#8729 fixes #828

monarchdodra · 2012-10-02T06:22:49Z

This PR contains:

[REMOVED]8729: [parse|to]!double should NOT accept " 123.5"[REMOVED]
Typo: "case-insensive" => "case-insensitive"
Proper checking in parse array: These boldly accessed the front of the range, without checking for elements: This created asserts, when parse promises to throw a ConvException.

Anything regarding skip white has now been removed from this pull (which is now just a bug fix).

skipWhite is now a standalone ER @ 827 #827

[EDIT]: Previous branch accidentally deleted with gihub for windows, then botched at reviving. sorry :(
#817

9rnsr · 2012-10-02T11:26:17Z

LGTM. @andralex , Is it OK to merge this?

andralex · 2012-10-02T14:27:12Z

@9rnsr, @monarchdodra: I've been thinking more about this all and unfortunately my conclusion went the other way. Allow me to explain.

As I mentioned, my initial intent was "make parsing strict by default, let the user add permissiveness as needed". I think this goal is good and technically sound. However, there was this slippage in implementation that allowed whitespace preceding floating point values to be ignored.

Now, this diff fixes that bug and makes everything consistent. However, it will break the code of everybody who parses floats and ignores whitespace. This is undesirable.

A less disruptive change would be to increase permissiveness for everyone. Increasing permissiveness does bereak code. However, little, if any, code is likely to rely on the strict behavior as a feature. (Most likely, code is carefully skipping whitespace explicitly.) The underlying school of thought here would be "be liberal in what you accept and conservative in what you send". Also, there is no net loss of expressiveness because user code can always enforce that there's no preceding whitespace by looking at .front.

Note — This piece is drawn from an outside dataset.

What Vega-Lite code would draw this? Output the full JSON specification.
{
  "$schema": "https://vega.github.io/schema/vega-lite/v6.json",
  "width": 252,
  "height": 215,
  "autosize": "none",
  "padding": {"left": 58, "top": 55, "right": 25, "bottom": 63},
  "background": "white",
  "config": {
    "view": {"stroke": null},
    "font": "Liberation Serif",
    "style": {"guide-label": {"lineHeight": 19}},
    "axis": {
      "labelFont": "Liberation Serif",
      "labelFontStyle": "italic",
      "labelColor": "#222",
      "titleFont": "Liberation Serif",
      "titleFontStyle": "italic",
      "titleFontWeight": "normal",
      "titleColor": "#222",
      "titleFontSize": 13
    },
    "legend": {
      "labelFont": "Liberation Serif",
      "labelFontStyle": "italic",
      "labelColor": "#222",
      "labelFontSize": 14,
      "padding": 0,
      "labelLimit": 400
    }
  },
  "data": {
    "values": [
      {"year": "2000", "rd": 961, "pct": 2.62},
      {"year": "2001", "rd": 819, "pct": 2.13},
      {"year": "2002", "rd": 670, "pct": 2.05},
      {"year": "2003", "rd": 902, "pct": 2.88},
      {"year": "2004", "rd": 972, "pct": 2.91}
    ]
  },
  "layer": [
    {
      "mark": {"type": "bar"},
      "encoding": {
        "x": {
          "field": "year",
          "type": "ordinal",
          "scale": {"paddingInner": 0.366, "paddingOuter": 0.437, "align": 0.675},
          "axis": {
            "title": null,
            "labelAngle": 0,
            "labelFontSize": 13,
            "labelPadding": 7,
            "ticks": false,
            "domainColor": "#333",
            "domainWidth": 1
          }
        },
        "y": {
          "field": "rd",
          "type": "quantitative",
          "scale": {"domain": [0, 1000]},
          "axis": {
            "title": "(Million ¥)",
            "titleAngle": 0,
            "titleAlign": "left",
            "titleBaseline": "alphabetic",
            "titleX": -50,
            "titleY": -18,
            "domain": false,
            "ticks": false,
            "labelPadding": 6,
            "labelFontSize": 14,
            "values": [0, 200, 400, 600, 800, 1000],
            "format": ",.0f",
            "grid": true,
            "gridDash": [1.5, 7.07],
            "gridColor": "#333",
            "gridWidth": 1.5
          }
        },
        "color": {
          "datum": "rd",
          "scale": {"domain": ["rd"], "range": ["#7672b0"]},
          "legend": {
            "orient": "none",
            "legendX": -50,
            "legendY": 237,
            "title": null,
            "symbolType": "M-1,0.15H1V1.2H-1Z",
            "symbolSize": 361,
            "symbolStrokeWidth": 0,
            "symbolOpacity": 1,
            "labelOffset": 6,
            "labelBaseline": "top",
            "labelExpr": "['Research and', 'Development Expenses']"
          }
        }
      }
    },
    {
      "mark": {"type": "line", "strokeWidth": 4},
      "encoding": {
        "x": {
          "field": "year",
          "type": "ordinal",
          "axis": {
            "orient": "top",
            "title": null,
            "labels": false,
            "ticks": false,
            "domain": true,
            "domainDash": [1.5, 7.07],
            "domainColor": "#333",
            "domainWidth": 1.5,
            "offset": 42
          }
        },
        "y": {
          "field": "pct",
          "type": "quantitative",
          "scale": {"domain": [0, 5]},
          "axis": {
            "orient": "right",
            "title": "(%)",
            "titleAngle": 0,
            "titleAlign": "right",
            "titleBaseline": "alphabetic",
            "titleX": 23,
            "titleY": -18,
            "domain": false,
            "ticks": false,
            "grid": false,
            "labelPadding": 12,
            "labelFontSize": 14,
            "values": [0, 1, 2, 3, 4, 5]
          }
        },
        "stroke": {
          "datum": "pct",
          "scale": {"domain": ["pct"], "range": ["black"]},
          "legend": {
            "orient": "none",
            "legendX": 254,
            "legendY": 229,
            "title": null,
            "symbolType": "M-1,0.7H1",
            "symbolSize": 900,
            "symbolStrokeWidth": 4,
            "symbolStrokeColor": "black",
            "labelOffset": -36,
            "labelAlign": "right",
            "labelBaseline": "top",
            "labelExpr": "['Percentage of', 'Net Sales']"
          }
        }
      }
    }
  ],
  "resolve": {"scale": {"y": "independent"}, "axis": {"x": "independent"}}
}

What do you think? @monarchdodra, sorry for asking you to throw work away.

9rnsr · 2012-10-02T15:06:21Z

"be liberal in what you accept and conservative in what you send"

I agree with the school basically, however we should not apply it in this case, because it would work just only for the limited underlying text protocol (e.g. http protocol header, it is ASCII-based).
But, parse would be used for general text parsing - used for the unlimited underlying text protocol. Various spaces are defined in Unicode, and often, skipping all of them would be unexpected.

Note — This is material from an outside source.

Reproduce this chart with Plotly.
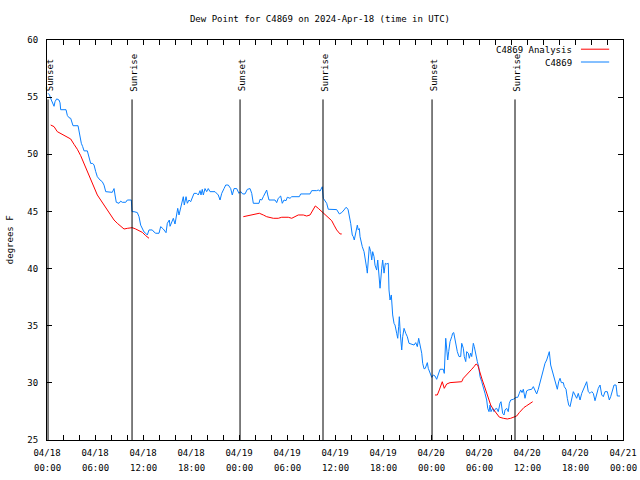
import pandas as pd
import plotly.graph_objects as go

START = pd.Timestamp("2024-04-18 00:00")

# C4869 observations: hours since 2024-04-18 00:00 UTC, dew point (F)
obs_hours = [0.13, 0.31, 0.54, 0.75, 0.88, 1.0, 1.21, 1.5, 1.63, 1.71, 2.38, 2.54, 2.75, 2.96, 3.09, 3.25,
             3.88, 4.0, 4.13, 4.29, 4.46, 4.63, 5.04, 5.16, 5.46, 5.71, 5.88, 6.09, 6.29, 6.63, 6.91, 7.13,
             7.34, 8.16, 8.38, 8.5, 8.66, 9.0, 9.21, 9.41, 9.84, 10.04, 10.54, 10.63, 10.88, 11.29, 11.5,
             11.71, 11.91, 12.13, 12.34, 12.54, 12.75, 13.16, 13.38, 13.59, 14.0, 14.21, 14.54, 14.88, 15.04,
             15.29, 15.38, 15.59, 15.79, 16.0, 16.21, 16.34, 16.5, 16.71, 16.91, 17.04, 17.16, 17.38, 17.54,
             17.75, 17.96, 18.16, 18.38, 18.71, 18.91, 19.13, 19.25, 19.41, 19.54, 19.75, 19.96, 20.16, 20.38,
             21.0, 21.21, 21.41, 21.63, 21.84, 22.13, 22.34, 22.66, 22.96, 23.16, 23.38, 23.71, 24.0, 24.21,
             24.46, 24.75, 25.04, 25.38, 25.59, 25.79, 26.5, 26.63, 26.84, 27.04, 27.25, 27.46, 27.59, 27.75,
             28.5, 28.71, 28.91, 29.21, 29.41, 29.63, 29.88, 30.04, 30.38, 30.59, 31.54, 31.71, 32.88, 33.09,
             33.71, 33.91, 34.13, 34.41, 34.54, 34.84, 34.96, 35.16, 36.21, 36.54, 36.84, 37.13, 37.38, 37.63,
             37.79, 37.96, 38.16, 38.29, 38.41, 38.59, 38.79, 38.91, 39.04, 39.13, 39.25, 39.41, 39.63, 39.75,
             39.96, 40.04, 40.16, 40.29, 40.46, 40.59, 40.71, 40.88, 41.0, 41.21, 41.34, 41.5, 41.63, 41.84,
             41.96, 42.13, 42.29, 42.46, 42.66, 42.75, 42.88, 43.04, 43.21, 43.38, 43.5, 43.71, 43.84, 43.96,
             44.04, 44.16, 44.34, 44.46, 44.63, 44.84, 45.04, 45.25, 45.59, 45.88, 46.09, 46.29, 46.46, 46.63,
             46.84, 46.96, 47.13, 47.29, 47.46, 47.54, 47.66, 47.88, 48.09, 48.29, 48.5, 48.71, 48.91, 49.13,
             49.54, 49.66, 49.84, 49.96, 50.09, 50.21, 50.38, 50.59, 50.71, 50.84, 50.96, 51.13, 51.29, 51.5,
             51.71, 51.84, 52.04, 52.16, 52.34, 52.46, 52.66, 52.79, 52.96, 53.09, 53.29, 53.41, 53.59, 53.79,
             53.96, 54.13, 54.34, 54.54, 54.75, 54.96, 55.09, 55.25, 55.38, 55.5, 55.71, 55.88, 56.0, 56.21,
             56.41, 56.63, 56.75, 56.96, 57.13, 57.25, 57.46, 57.66, 57.79, 57.96, 58.29, 58.63, 58.84, 59.04,
             59.21, 59.38, 59.54, 59.75, 59.96, 60.16, 60.59, 60.79, 61.0, 61.21, 61.41, 61.63, 61.84, 62.04,
             62.25, 62.46, 62.66, 62.79, 62.96, 63.13, 63.29, 63.46, 63.63, 63.79, 63.96, 64.13, 64.29, 64.54,
             64.66, 64.88, 65.04, 65.21, 65.38, 65.59, 65.79, 66.0, 66.21, 66.41, 66.63, 66.84, 67.04, 67.25,
             67.46, 67.66, 67.88, 68.09, 68.29, 68.5, 68.71, 68.91, 69.13, 69.34, 69.54, 69.75, 70.04, 70.29,
             70.46, 70.71, 70.88, 71.13, 71.29, 71.63]
obs_dewpt = [55.34, 55.2, 54.75, 54.3, 54.2, 54.6, 54.85, 54.75, 54.5, 53.9, 53.9, 53.4, 53.2, 53.15, 52.85, 52.5,
             52.5, 52.0, 51.4, 50.96, 50.67, 50.3, 50.3, 49.9, 49.2, 49.2, 49.06, 48.48, 48.04, 47.75, 47.6, 47.3,
             46.73, 46.67, 47.0, 46.44, 45.8, 45.71, 45.9, 45.8, 45.8, 46.0, 46.0, 44.98, 44.98, 44.9, 44.54,
             43.8, 43.46, 43.2, 43.09, 42.94, 43.38, 43.38, 43.2, 43.09, 43.09, 43.67, 43.46, 43.14, 43.96,
             44.25, 43.7, 44.1, 44.4, 43.9, 44.98, 45.27, 44.69, 45.27, 45.85, 46.29, 45.56, 46.29, 45.71,
             46.0, 45.85, 46.29, 46.58, 46.58, 46.44, 46.82, 46.44, 46.93, 46.44, 47.0, 46.73, 47.0, 46.73,
             46.73, 46.58, 46.44, 46.0, 46.58, 47.0, 47.31, 47.31, 47.0, 46.44, 47.0, 47.0, 46.58, 46.73,
             46.53, 46.53, 46.93, 47.0, 46.58, 45.71, 45.71, 46.06, 46.0, 46.29, 46.58, 46.87, 46.44, 46.0,
             46.0, 45.77, 46.15, 46.35, 45.71, 46.0, 45.94, 46.24, 46.15, 46.29, 46.29, 46.53, 46.53, 46.82,
             46.82, 46.87, 46.78, 47.16, 46.15, 45.9, 45.71, 45.19, 45.16, 44.78, 44.9, 45.13, 45.36, 45.19,
             44.69, 43.96, 42.94, 42.79, 42.5, 43.09, 43.8, 43.38, 43.5, 42.79, 42.35, 41.92, 41.48, 40.75,
             40.03, 39.6, 41.04, 41.92, 41.48, 40.75, 41.48, 41.04, 40.3, 39.87, 40.75, 39.6, 38.28, 40.03,
             40.75, 39.6, 40.46, 40.4, 40.46, 38.13, 37.25, 37.69, 35.94, 35.2, 35.06, 34.34, 33.9, 34.92,
             35.79, 34.34, 32.88, 34.04, 34.77, 34.34, 34.04, 33.46, 33.4, 33.31, 33.52, 33.17, 33.9, 33.31,
             32.59, 31.71, 31.23, 31.27, 31.71, 31.77, 31.27, 30.83, 30.48, 30.69, 30.6, 30.31, 30.83, 31.19,
             31.19, 30.83, 33.9, 33.17, 32.0, 32.73, 33.6, 34.04, 34.34, 34.4, 33.9, 33.31, 32.73, 32.3,
             32.3, 33.46, 33.03, 32.3, 31.86, 32.73, 32.6, 32.15, 32.6, 32.3, 33.46, 33.17, 32.44, 31.86,
             31.42, 30.54, 30.1, 29.67, 29.08, 28.5, 27.77, 27.48, 28.06, 27.48, 27.77, 27.48, 27.69, 27.77,
             27.48, 28.21, 28.35, 27.33, 27.19, 27.63, 27.77, 27.48, 28.21, 28.5, 28.56, 28.73, 28.73, 29.08,
             29.38, 29.15, 29.44, 28.65, 29.3, 29.38, 29.44, 29.67, 29.38, 29.03, 29.44, 29.96, 30.54, 31.13,
             31.71, 32.0, 32.44, 32.73, 31.56, 31.13, 30.69, 30.1, 29.67, 29.44, 30.1, 30.4, 30.02, 30.02,
             29.67, 29.44, 28.65, 28.06, 27.92, 28.5, 29.23, 28.94, 28.65, 29.08, 28.5, 29.08, 29.38, 29.81,
             30.1, 29.23, 29.08, 29.23, 29.08, 28.44, 29.08, 29.52, 29.81, 28.94, 28.79, 29.23, 29.23, 28.5,
             28.79, 29.38, 29.81, 29.81, 28.85, 28.85]

# C4869 Analysis, three separate runs
ana1_hours = [0.46, 0.88, 1.29, 1.91, 2.54, 2.96, 3.38, 3.79, 4.21, 4.63, 5.04, 5.46, 5.88, 6.29, 6.71, 7.13,
              7.54, 7.96, 8.38, 8.79, 9.21, 9.63, 10.04, 10.38, 10.66, 11.09, 11.5, 11.91, 12.34, 12.75]
ana1_dewpt = [52.56, 52.42, 51.98, 51.75, 51.54, 51.34, 50.87, 50.44, 49.88, 49.21, 48.48, 47.75, 47.17, 46.44,
              46.0, 45.56, 45.04, 44.69, 44.25, 43.96, 43.75, 43.46, 43.52, 43.58, 43.58, 43.46, 43.29, 43.17,
              42.88, 42.65]
ana2_hours = [24.54, 25.04, 25.59, 26.0, 26.54, 27.04, 27.46, 28.29, 28.91, 29.34, 30.16, 30.59, 31.0, 31.41,
              32.04, 32.46, 32.88, 33.21, 33.54, 33.91, 34.34, 34.75, 35.16, 35.59, 35.88, 36.21, 36.63, 36.84]
ana2_dewpt = [44.54, 44.6, 44.69, 44.78, 44.84, 44.69, 44.54, 44.4, 44.4, 44.49, 44.49, 44.4, 44.54, 44.69,
              44.69, 44.6, 44.69, 45.13, 45.48, 45.27, 44.98, 44.69, 44.4, 44.19, 43.8, 43.38, 43.03, 43.03]
ana3_hours = [48.5, 48.79, 49.04, 49.21, 49.41, 49.66, 49.96, 50.38, 50.79, 51.21, 51.63, 51.84, 52.04, 52.46,
              52.79, 53.09, 53.38, 53.63, 53.84, 54.0, 54.21, 54.41, 54.63, 54.84, 55.04, 55.25, 55.46, 55.71,
              56.0, 56.29, 56.54, 57.04, 57.54, 57.96, 58.38, 58.71, 59.04, 59.34, 59.63, 59.96, 60.38, 60.71]
ana3_dewpt = [28.94, 28.94, 29.38, 29.67, 30.1, 29.52, 29.9, 30.02, 30.05, 30.08, 30.08, 30.1, 30.4, 30.69,
              30.98, 31.19, 31.42, 31.65, 31.56, 31.13, 30.69, 30.25, 29.81, 29.38, 28.94, 28.35, 28.06, 27.77,
              27.48, 27.19, 27.0, 26.9, 26.84, 26.9, 27.05, 27.1, 27.4, 27.63, 27.85, 28.0, 28.21, 28.35]

sun_hours = [0.13, 10.63, 24.13, 34.5, 48.13, 58.5]
sun_names = ["Sunset", "Sunrise", "Sunset", "Sunrise", "Sunset", "Sunrise"]
sun_line_top = 54.8

tick_hours = [0, 6, 12, 18, 24, 30, 36, 42, 48, 54, 60, 66, 72]
tick_dates = ["04/18", "04/18", "04/18", "04/18", "04/19", "04/19", "04/19", "04/19",
              "04/20", "04/20", "04/20", "04/20", "04/21"]
tick_times = ["00:00", "06:00", "12:00", "18:00"] * 3 + ["00:00"]
y_ticks = [25, 30, 35, 40, 45, 50, 55, 60]


def to_time(hours):
    return [START + pd.Timedelta(hours=h) for h in hours]


FONT = "DejaVu Sans Mono"
RED = "#ff0000"
BLUE = "#0a80ff"

ana_x = to_time(ana1_hours) + [None] + to_time(ana2_hours) + [None] + to_time(ana3_hours)
ana_y = ana1_dewpt + [None] + ana2_dewpt + [None] + ana3_dewpt

fig = go.Figure()
fig.add_trace(go.Scatter(x=to_time(obs_hours), y=obs_dewpt, mode="lines",
                         line=dict(color=BLUE, width=1), name="C4869", hoverinfo="skip"))
fig.add_trace(go.Scatter(x=ana_x, y=ana_y, mode="lines", connectgaps=False,
                         line=dict(color=RED, width=1), name="C4869 Analysis", hoverinfo="skip"))

shapes = []
annotations = []
for h, name in zip(sun_hours, sun_names):
    t = START + pd.Timedelta(hours=h)
    shapes.append(dict(type="line", xref="x", yref="y", x0=t, x1=t, y0=25, y1=sun_line_top,
                       line=dict(color="black", width=1)))
    annotations.append(dict(x=t, y=55.3, xref="x", yref="y", text=name, textangle=-90,
                            showarrow=False, xanchor="center", yanchor="bottom", xshift=2,
                            font=dict(family=FONT, size=9, color="black")))

for h, s in zip(tick_hours, tick_times):
    annotations.append(dict(x=START + pd.Timedelta(hours=h), y=0, xref="x", yref="paper",
                            text=s, showarrow=False, xanchor="center", yanchor="middle",
                            yshift=-28, font=dict(family=FONT, size=9, color="black")))

# legend (gnuplot style: text then line sample)
legend_rows = [("C4869 Analysis", RED, 0.975), ("C4869", BLUE, 0.943)]
for text, col, yp in legend_rows:
    annotations.append(dict(x=0.915, y=yp, xref="paper", yref="paper", text=text, showarrow=False,
                            xanchor="right", yanchor="middle",
                            font=dict(family=FONT, size=9, color="black")))
    shapes.append(dict(type="line", xref="paper", yref="paper", x0=0.927, x1=0.976, y0=yp + 0.002,
                       y1=yp + 0.002, line=dict(color=col, width=1)))

annotations.append(dict(x=-0.064, y=0.5, xref="paper", yref="paper", text="degrees F", textangle=-90,
                        showarrow=False, xanchor="center", yanchor="middle",
                        font=dict(family=FONT, size=9, color="black")))

fig.update_layout(
    width=640, height=480, autosize=False,
    margin=dict(l=47, r=17, t=40, b=40, pad=0, autoexpand=False),
    paper_bgcolor="white", plot_bgcolor="white",
    showlegend=False, hovermode=False,
    title=dict(text="Dew Point for C4869 on 2024-Apr-18 (time in UTC)", x=0.5, xref="container",
               xanchor="center", y=1 - 19 / 480, yanchor="middle", yref="container",
               font=dict(family=FONT, size=9, color="black")),
    font=dict(family=FONT, size=9, color="black"),
    shapes=shapes, annotations=annotations,
    xaxis=dict(type="date", range=[START, START + pd.Timedelta(hours=72)], automargin=False,
               tickvals=to_time(tick_hours), ticktext=tick_dates,
               ticks="inside", ticklen=5, tickcolor="black", showgrid=False, zeroline=False,
               showline=True, linecolor="black", linewidth=1, mirror="allticks",
               minor=dict(dtick=2 * 3600 * 1000, ticks="inside", ticklen=5, tickcolor="black",
                          showgrid=False),
               ticklabelstandoff=4, tickfont=dict(family=FONT, size=9, color="black")),
    yaxis=dict(range=[25, 60], tickvals=y_ticks, ticks="inside", ticklen=5, tickcolor="black",
               automargin=False,
               showgrid=False, zeroline=False, showline=True, linecolor="black", linewidth=1,
               mirror="allticks", ticklabelstandoff=6, tickfont=dict(family=FONT, size=9, color="black")),
)

fig.write_html("out.html", config={"displayModeBar": False, "responsive": False},
               post_script="document.body.style.margin='0';document.body.style.overflow='hidden';")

Unicode might be the most used text code set, but it does not means that it is a silver bullet for the text processing. I think, unfortunately, if we want to make parse function convenient, we should stop adding permissive behaviors.

andralex · 2012-10-02T15:19:52Z

From a technical perspective, I also agree going more strict is better. But from a sociological perspective, I think we should avoid breakage if we can. My liberal vs. conservative quote was an attempt to better motivate the choice technically.

I think what I'm saying here is that I think we should go with the technically inferior solution because it is sociologically superior.

ghost · 2012-10-02T15:36:41Z

I think parse should be more strict but to should be more permissive. I have a gut feeling that people who don't normalize input before passing it to a conversion function usually use to. I have no data to back my claims though. :)

Also, people often request how to read ints/floats/strings from stdin, and a much better alternative to to is the cmdln.interact library from @JesseKPhillips which is a small but versatile set of 3-4 functions (~200 lines with comments). It seems to have disappeared from github though (although I have a copy and it's boost-licensed). I mean check this out:

auto name = userInput("What is your name");
if (userInput!bool("Do you want to continue?")) { }
auto num = require!(int, "a > 0 && a <= 10")("Enter a number from 1 to 10");

That stuff is probably what most people need rather than to or parse, at least when dealing with input strings.

9rnsr · 2012-10-02T15:38:16Z

Frankly speaking, I don't think that current Phobos library is less worth as the standard library of D. Because it seems to me that is a just collection of social decision, except some modules (e.g. std.algorithm, std.range).
If std.conv module is the third party library in the D package system, like CPAN, the behavior you talk is acceptable. But, it is in the standard library. I think we must select the best design for the modules under std package.
Furthermore, D is still not used widely, and avoiding breaking existing codes is too, too early IMO.

monarchdodra · 2012-10-02T15:39:12Z

Tell you what, for now, I've extract the 8729 "fix" from this PR, because it contains another fix: Proper handling of premature end of stream. Also, a more efficient internal skipWS.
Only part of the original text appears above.